Diversion. The opening sequence tempts you to rush outside to puke your popcorn. But, stay and bear it a little longer, because the opener is just a little teaser… you’ll pray that the rest of the movie will get better.
Chaos. While you’re down on your knees, you’ll wonder how four families can all be drawn and quartered by divorce. There’s insanity, ignorance, jealousy, forgiveness, and a primer why you should be generous when communicating with loved ones. The writers of this story forgot that sometimes chaos isn’t funny, it’s just irritating.
Inexplicable. Although they live together, inexplicably neither character has met the other's family. This is even stranger considering their relatives reside just miles away, in various Bay Area suburbs.
Humanity. In the slurry of lots of magic-less characters, Jon Voight pulls the rabbit out of the hat as Reese's father by radiating humanity. His heart-to-heart with his daughter shows you what "Four Christmases" could have been.
Warm. The warm moment rises when Vince, his head on straight and reloaded, drives the Range Rover back to Voight’s house for the make-up. Everything works out, and the littlest (Vince and Reese) McVie is born 12 months later.

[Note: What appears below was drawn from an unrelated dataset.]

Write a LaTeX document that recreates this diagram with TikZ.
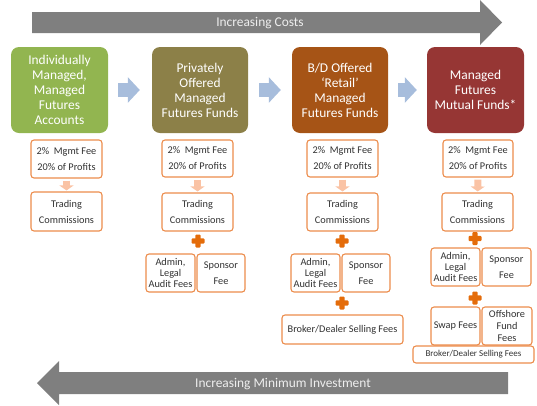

Relief. All the moviegoers who worried that things might not work out were relieved when Vince and Reese entered parenthood. They were also relieved when the end charitably arrived. This is a 3. Some really good outtakes could have made this movie into a 3.5.
9 comments:
So, you really liked this movie, huh?
another gratuitous review dredged up
Is this the movie where Jon Voight paddles a canoe? Was Eddie Arnold or the bandit in it?
I hope somebody else reviews this movie. This review is skank.
Funny. Did you leave out funny on purpose? Is that spinning?
Movie reviews on this site have gone down the crap hole. It's no longer a source for thousands of devotees to determine their Friday plans.
Why are you reading this blog if you have Friday Plans? Or for that matter, any plans at all?
I'd have paid $6.50 to read this review before I motored over to the Cineplex. As it is, I also paid ten bucks for popcorn and Hawaiian punch. Keep up the movie money wasting prevention campaign.
this 3 took in 30 million bucks last weekend.